Introduction
Collection, summarization, and presentation of the financial information resulting from business transactions is known as financial accounting and reports the operating profit and the value of the business to the stakeholders. In other words, we can say that financial accounting is used for reporting financial transactions to the stakeholders in a format that is acceptable and adaptable by all businesses.
Accounting concept
Accounting Concepts that form the basis of financial accounting are:
Accrual concept: Financial accounting can be done on an accrual basis or cash basis and is highly accepted.
In cash basis of accounting, it is required that transactions are recorded only when the transaction results in inflow or outflow of cash.

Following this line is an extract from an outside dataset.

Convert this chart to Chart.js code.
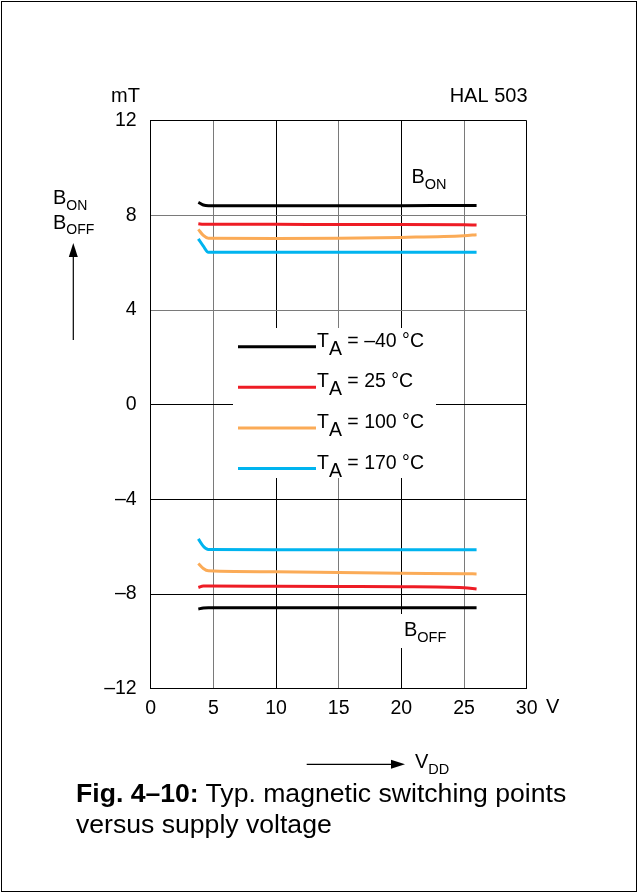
<!DOCTYPE html>
<html>
<head>
<meta charset="utf-8">
<script src="https://cdn.jsdelivr.net/npm/chart.js@4.4.1/dist/chart.umd.min.js"></script>
<style>
  html, body { margin: 0; padding: 0; background: #fff; }
  #chart { position: absolute; left: 0; top: 0; }
  #frame { position: absolute; left: 1px; top: 1px; width: 636px; height: 891px; box-sizing: border-box; border: 1px solid #000; pointer-events: none; }
  #caption { position: absolute; left: 76px; top: 778px; font: 26.6px/31px "Liberation Sans", Arial, sans-serif; color: #000; white-space: nowrap; }
</style>
</head>
<body>
<canvas id="chart" width="638" height="893"></canvas>
<div id="frame"></div>
<div id="caption"><b>Fig. 4–10:</b> Typ. magnetic switching points<br>versus supply voltage</div>
<script>
// ── Data ─────────────────────────────────────────────────────────────────────
const VDD = [3.8, 4.2, 4.6, 10, 15, 20, 25, 26];          // V
const TEMPS = [-40, 25, 100, 170];                          // °C
const COLORS = ["#000000", "#ee1c25", "#fbab57", "#00b4ef"];

// switch-on points (mT)
const BON_M40 = [8.55, 8.44, 8.41, 8.41, 8.41, 8.41, 8.42, 8.42];
const BON_25  = [7.65, 7.62, 7.62, 7.62, 7.61, 7.61, 7.60, 7.59];
const BON_100 = [7.41, 7.15, 7.03, 7.02, 7.03, 7.07, 7.14, 7.18];
const BON_170 = [7.01, 6.70, 6.44, 6.44, 6.44, 6.44, 6.44, 6.44];

// switch-off points (mT)
const BOFF_M40 = [-8.63, -8.59, -8.58, -8.58, -8.58, -8.58, -8.58, -8.58];
const BOFF_25  = [-7.72, -7.66, -7.66, -7.67, -7.68, -7.69, -7.73, -7.79];
const BOFF_100 = [-6.71, -6.92, -7.02, -7.06, -7.09, -7.12, -7.14, -7.15];
const BOFF_170 = [-5.67, -5.98, -6.12, -6.13, -6.13, -6.13, -6.13, -6.13];

const X_TICKS = [0, 5, 10, 15, 20, 25, 30];
const Y_TICKS = [-12, -8, -4, 0, 4, 8, 12];
const X_GRAY = [5, 15, 25];
const Y_GRAY = [8, 4];

// ── Helpers ──────────────────────────────────────────────────────────────────
const FONT = '"Liberation Sans", Arial, sans-serif';

function series(values, color) {
  return {
    data: VDD.map((x, i) => ({ x, y: values[i] })),
    borderColor: color,
    borderWidth: 3,
    pointRadius: 0,
    cubicInterpolationMode: "monotone",
    fill: false,
  };
}

function dash(v) {
  return v < 0 ? "–" + Math.abs(v) : String(v);
}

function subText(ctx, main, sub, x, y, size, subSize, drop) {
  ctx.font = `${size}px ${FONT}`;
  ctx.fillText(main, x, y);
  const w = ctx.measureText(main).width;
  ctx.font = `${subSize}px ${FONT}`;
  ctx.fillText(sub, x + w, y + drop);
  return x + w + ctx.measureText(sub).width;
}

function arrow(ctx, x1, y1, x2, y2) {
  const a = Math.atan2(y2 - y1, x2 - x1);
  const len = 14, half = 4.5;
  const bx = x2 - len * Math.cos(a), by = y2 - len * Math.sin(a);
  ctx.beginPath();
  ctx.moveTo(x1, y1);
  ctx.lineTo(bx, by);
  ctx.lineWidth = 1.2;
  ctx.strokeStyle = "#000";
  ctx.stroke();
  ctx.beginPath();
  ctx.moveTo(x2, y2);
  ctx.lineTo(bx - half * Math.sin(a), by + half * Math.cos(a));
  ctx.lineTo(bx + half * Math.sin(a), by - half * Math.cos(a));
  ctx.closePath();
  ctx.fillStyle = "#000";
  ctx.fill();
}

// ── Annotations ──────────────────────────────────────────────────────────────
const annotations = {
  id: "annotations",
  afterDatasetsDraw(chart) {
    const ctx = chart.ctx;
    ctx.save();
    ctx.fillStyle = "#000";
    ctx.textBaseline = "alphabetic";

    // unit + part name
    ctx.font = `20px ${FONT}`;
    ctx.textAlign = "left";
    ctx.fillText("mT", 111, 102);
    ctx.textAlign = "right";
    ctx.fillText("HAL 503", 527.5, 102);
    ctx.textAlign = "left";
    ctx.fillText("V", 546, 712.5);

    // legend box
    ctx.fillStyle = "#fff";
    ctx.fillRect(233, 328, 203, 150);
    TEMPS.forEach((t, i) => {
      const y = 346.7 + 40.6 * i;
      ctx.beginPath();
      ctx.moveTo(238, y);
      ctx.lineTo(316, y);
      ctx.lineWidth = 3;
      ctx.strokeStyle = COLORS[i];
      ctx.stroke();
      ctx.fillStyle = "#000";
      const end = subText(ctx, "T", "A", 317, y, 19.5, 19.5, 8);
      ctx.font = `19.5px ${FONT}`;
      ctx.fillText(" = " + dash(t) + " °C", end, y);
    });

    // B_ON / B_OFF in plot
    ctx.fillStyle = "#000";
    subText(ctx, "B", "ON", 411.5, 183, 20, 14.5, 5.5);
    ctx.fillStyle = "#fff";
    ctx.fillRect(399, 614, 57, 34);
    ctx.fillStyle = "#000";
    subText(ctx, "B", "OFF", 404, 636, 20, 14.5, 5.5);

    // y-axis quantity + arrow
    subText(ctx, "B", "ON", 53, 204, 20, 14, 6);
    subText(ctx, "B", "OFF", 53, 228.5, 20, 14, 5);
    arrow(ctx, 73.3, 340, 73.3, 243);

    // x-axis quantity + arrow
    arrow(ctx, 306.7, 764.3, 405, 764.3);
    subText(ctx, "V", "DD", 415, 768, 20, 14.5, 5.5);

    ctx.restore();
  },
};

// ── Chart ────────────────────────────────────────────────────────────────────
new Chart(document.getElementById("chart"), {
  type: "line",
  data: {
    datasets: [
      series(BON_M40, COLORS[0]), series(BON_25, COLORS[1]),
      series(BON_100, COLORS[2]), series(BON_170, COLORS[3]),
      series(BOFF_M40, COLORS[0]), series(BOFF_25, COLORS[1]),
      series(BOFF_100, COLORS[2]), series(BOFF_170, COLORS[3]),
    ],
  },
  options: {
    responsive: false,
    animation: false,
    events: [],
    layout: { padding: { left: 0, right: 111.3, top: 120.7, bottom: 164.3 } },
    plugins: { legend: { display: false }, tooltip: { enabled: false } },
    scales: {
      x: {
        type: "linear",
        min: 0,
        max: 30,
        afterBuildTicks: (s) => { s.ticks = X_TICKS.map((v) => ({ value: v })); },
        afterFit: (s) => { s.height = 40; },
        border: { display: true, color: "#000", width: 1 },
        grid: {
          drawTicks: false,
          lineWidth: 1,
          color: (c) => (X_GRAY.includes(c.tick && c.tick.value) ? "#7a7a7a" : "#000"),
        },
        ticks: { color: "#000", padding: 8, maxRotation: 0, font: { family: FONT, size: 19.5 } },
      },
      y: {
        type: "linear",
        min: -12,
        max: 12,
        afterBuildTicks: (s) => { s.ticks = Y_TICKS.map((v) => ({ value: v })); },
        afterFit: (s) => { s.width = 150.7; },
        border: { display: true, color: "#000", width: 1 },
        grid: {
          drawTicks: false,
          lineWidth: 1,
          color: (c) => (Y_GRAY.includes(c.tick && c.tick.value) ? "#7a7a7a" : "#000"),
        },
        ticks: { color: "#000", padding: 14, callback: (v) => dash(v), font: { family: FONT, size: 19.5 } },
      },
    },
  },
  plugins: [annotations],
});
</script>
</body>
</html>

Once an organization selects the method, it should consistently use the same.
Economic entity concept: This concept separates the owner from the business and provides that no personal transactions are recorded in the books of the business.
Going concern concept: Under this concept, it is assumed that the organization will remain in business for a long time and hence the revenue can be deferred to a different period.
Matching concept: This concept stresses that the expenses relating to a particular income must be recorded in the same period.
Materiality Concept: Material transactions are those transactions if omitted can alter an investors analysis of the business.
Conservatism: A revenue must be recorded only when it is reasonably certain that it will be realized in the near future.
Double entry system
The heart of financial accounting is the Double entry system of bookkeeping. Double entry system refers to recording two aspects of the same transaction. This implies that every transaction will lead to at least 2 entries of corresponding nature and thus will balance both the sides of the accounts. This concept is accepted worldwide with full confidence.